**What is expected**: Copy out the whole listing exactly as written, leaving the pictures behind.

**Recorded data**:

----------

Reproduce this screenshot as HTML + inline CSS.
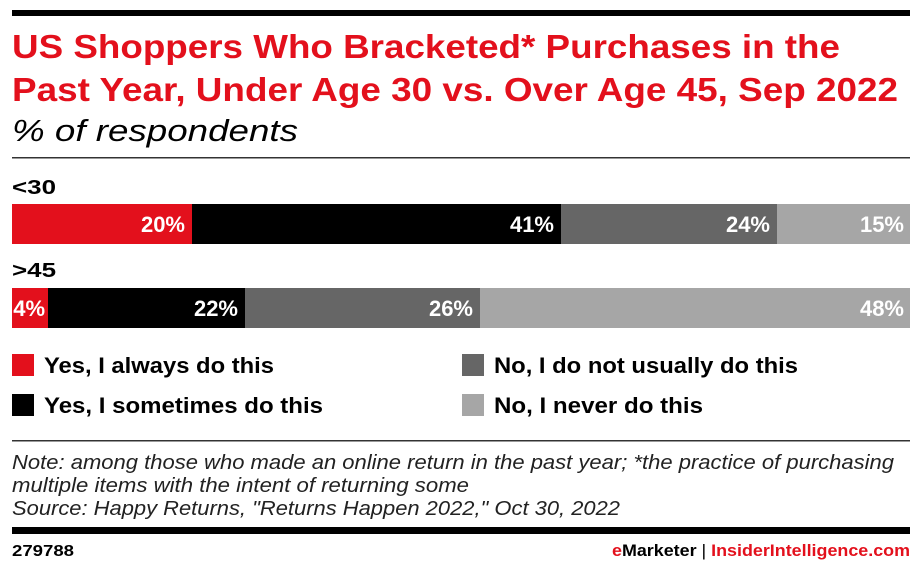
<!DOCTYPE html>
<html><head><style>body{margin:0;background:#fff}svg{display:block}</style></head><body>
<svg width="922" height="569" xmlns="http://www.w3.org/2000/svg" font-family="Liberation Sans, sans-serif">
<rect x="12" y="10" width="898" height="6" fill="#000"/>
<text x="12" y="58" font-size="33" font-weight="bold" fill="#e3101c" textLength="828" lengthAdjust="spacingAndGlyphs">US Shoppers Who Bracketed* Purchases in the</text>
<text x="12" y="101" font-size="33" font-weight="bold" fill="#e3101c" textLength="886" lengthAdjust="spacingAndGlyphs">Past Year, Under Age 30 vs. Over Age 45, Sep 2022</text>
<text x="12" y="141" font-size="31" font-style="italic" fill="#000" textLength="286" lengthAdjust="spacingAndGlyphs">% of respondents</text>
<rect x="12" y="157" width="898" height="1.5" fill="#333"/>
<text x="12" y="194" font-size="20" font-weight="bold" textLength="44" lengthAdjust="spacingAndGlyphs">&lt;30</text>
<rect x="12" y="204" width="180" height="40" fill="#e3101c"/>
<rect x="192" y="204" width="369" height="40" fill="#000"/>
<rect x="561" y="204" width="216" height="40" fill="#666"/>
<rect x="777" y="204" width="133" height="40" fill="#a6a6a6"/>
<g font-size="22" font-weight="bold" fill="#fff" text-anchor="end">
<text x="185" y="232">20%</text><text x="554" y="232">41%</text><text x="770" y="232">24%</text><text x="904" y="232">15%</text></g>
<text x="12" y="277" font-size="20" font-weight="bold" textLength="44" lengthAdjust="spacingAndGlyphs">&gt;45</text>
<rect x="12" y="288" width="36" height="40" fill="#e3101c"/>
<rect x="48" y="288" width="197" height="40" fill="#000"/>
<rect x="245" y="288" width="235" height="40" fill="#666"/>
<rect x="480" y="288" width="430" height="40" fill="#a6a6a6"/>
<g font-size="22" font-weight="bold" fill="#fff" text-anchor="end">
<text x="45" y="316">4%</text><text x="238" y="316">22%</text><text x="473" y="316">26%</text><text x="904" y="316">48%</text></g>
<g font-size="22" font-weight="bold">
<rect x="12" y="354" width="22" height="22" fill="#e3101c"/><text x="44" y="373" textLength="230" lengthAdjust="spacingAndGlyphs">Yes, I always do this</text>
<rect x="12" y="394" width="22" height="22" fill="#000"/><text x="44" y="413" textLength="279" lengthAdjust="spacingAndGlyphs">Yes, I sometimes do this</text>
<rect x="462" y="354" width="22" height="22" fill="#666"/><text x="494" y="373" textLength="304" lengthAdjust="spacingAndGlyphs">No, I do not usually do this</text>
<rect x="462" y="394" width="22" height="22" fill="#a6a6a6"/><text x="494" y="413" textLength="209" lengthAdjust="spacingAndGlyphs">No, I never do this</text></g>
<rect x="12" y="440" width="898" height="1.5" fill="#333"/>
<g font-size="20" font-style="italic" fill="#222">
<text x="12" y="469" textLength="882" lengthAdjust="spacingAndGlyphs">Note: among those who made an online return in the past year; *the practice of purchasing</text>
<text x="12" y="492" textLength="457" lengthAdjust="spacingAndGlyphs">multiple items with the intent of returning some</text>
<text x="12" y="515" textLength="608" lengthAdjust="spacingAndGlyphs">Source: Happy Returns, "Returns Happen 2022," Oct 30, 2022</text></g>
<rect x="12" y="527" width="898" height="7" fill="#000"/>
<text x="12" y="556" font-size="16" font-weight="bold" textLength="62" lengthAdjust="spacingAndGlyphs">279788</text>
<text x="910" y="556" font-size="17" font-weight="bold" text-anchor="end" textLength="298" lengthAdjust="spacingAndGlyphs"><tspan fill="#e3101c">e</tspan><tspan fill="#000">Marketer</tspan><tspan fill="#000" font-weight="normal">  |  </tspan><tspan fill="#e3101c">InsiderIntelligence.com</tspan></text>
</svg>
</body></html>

----------

**Complete answer**:
Reproduce this screenshot as HTML + inline CSS.
<!DOCTYPE html>
<html><head><style>body{margin:0;background:#fff}svg{display:block}</style></head><body>
<svg width="922" height="569" xmlns="http://www.w3.org/2000/svg" font-family="Liberation Sans, sans-serif">
<rect x="12" y="10" width="898" height="6" fill="#000"/>
<text x="12" y="58" font-size="33" font-weight="bold" fill="#e3101c" textLength="828" lengthAdjust="spacingAndGlyphs">US Shoppers Who Bracketed* Purchases in the</text>
<text x="12" y="101" font-size="33" font-weight="bold" fill="#e3101c" textLength="886" lengthAdjust="spacingAndGlyphs">Past Year, Under Age 30 vs. Over Age 45, Sep 2022</text>
<text x="12" y="141" font-size="31" font-style="italic" fill="#000" textLength="286" lengthAdjust="spacingAndGlyphs">% of respondents</text>
<rect x="12" y="157" width="898" height="1.5" fill="#333"/>
<text x="12" y="194" font-size="20" font-weight="bold" textLength="44" lengthAdjust="spacingAndGlyphs">&lt;30</text>
<rect x="12" y="204" width="180" height="40" fill="#e3101c"/>
<rect x="192" y="204" width="369" height="40" fill="#000"/>
<rect x="561" y="204" width="216" height="40" fill="#666"/>
<rect x="777" y="204" width="133" height="40" fill="#a6a6a6"/>
<g font-size="22" font-weight="bold" fill="#fff" text-anchor="end">
<text x="185" y="232">20%</text><text x="554" y="232">41%</text><text x="770" y="232">24%</text><text x="904" y="232">15%</text></g>
<text x="12" y="277" font-size="20" font-weight="bold" textLength="44" lengthAdjust="spacingAndGlyphs">&gt;45</text>
<rect x="12" y="288" width="36" height="40" fill="#e3101c"/>
<rect x="48" y="288" width="197" height="40" fill="#000"/>
<rect x="245" y="288" width="235" height="40" fill="#666"/>
<rect x="480" y="288" width="430" height="40" fill="#a6a6a6"/>
<g font-size="22" font-weight="bold" fill="#fff" text-anchor="end">
<text x="45" y="316">4%</text><text x="238" y="316">22%</text><text x="473" y="316">26%</text><text x="904" y="316">48%</text></g>
<g font-size="22" font-weight="bold">
<rect x="12" y="354" width="22" height="22" fill="#e3101c"/><text x="44" y="373" textLength="230" lengthAdjust="spacingAndGlyphs">Yes, I always do this</text>
<rect x="12" y="394" width="22" height="22" fill="#000"/><text x="44" y="413" textLength="279" lengthAdjust="spacingAndGlyphs">Yes, I sometimes do this</text>
<rect x="462" y="354" width="22" height="22" fill="#666"/><text x="494" y="373" textLength="304" lengthAdjust="spacingAndGlyphs">No, I do not usually do this</text>
<rect x="462" y="394" width="22" height="22" fill="#a6a6a6"/><text x="494" y="413" textLength="209" lengthAdjust="spacingAndGlyphs">No, I never do this</text></g>
<rect x="12" y="440" width="898" height="1.5" fill="#333"/>
<g font-size="20" font-style="italic" fill="#222">
<text x="12" y="469" textLength="882" lengthAdjust="spacingAndGlyphs">Note: among those who made an online return in the past year; *the practice of purchasing</text>
<text x="12" y="492" textLength="457" lengthAdjust="spacingAndGlyphs">multiple items with the intent of returning some</text>
<text x="12" y="515" textLength="608" lengthAdjust="spacingAndGlyphs">Source: Happy Returns, "Returns Happen 2022," Oct 30, 2022</text></g>
<rect x="12" y="527" width="898" height="7" fill="#000"/>
<text x="12" y="556" font-size="16" font-weight="bold" textLength="62" lengthAdjust="spacingAndGlyphs">279788</text>
<text x="910" y="556" font-size="17" font-weight="bold" text-anchor="end" textLength="298" lengthAdjust="spacingAndGlyphs"><tspan fill="#e3101c">e</tspan><tspan fill="#000">Marketer</tspan><tspan fill="#000" font-weight="normal">  |  </tspan><tspan fill="#e3101c">InsiderIntelligence.com</tspan></text>
</svg>
</body></html>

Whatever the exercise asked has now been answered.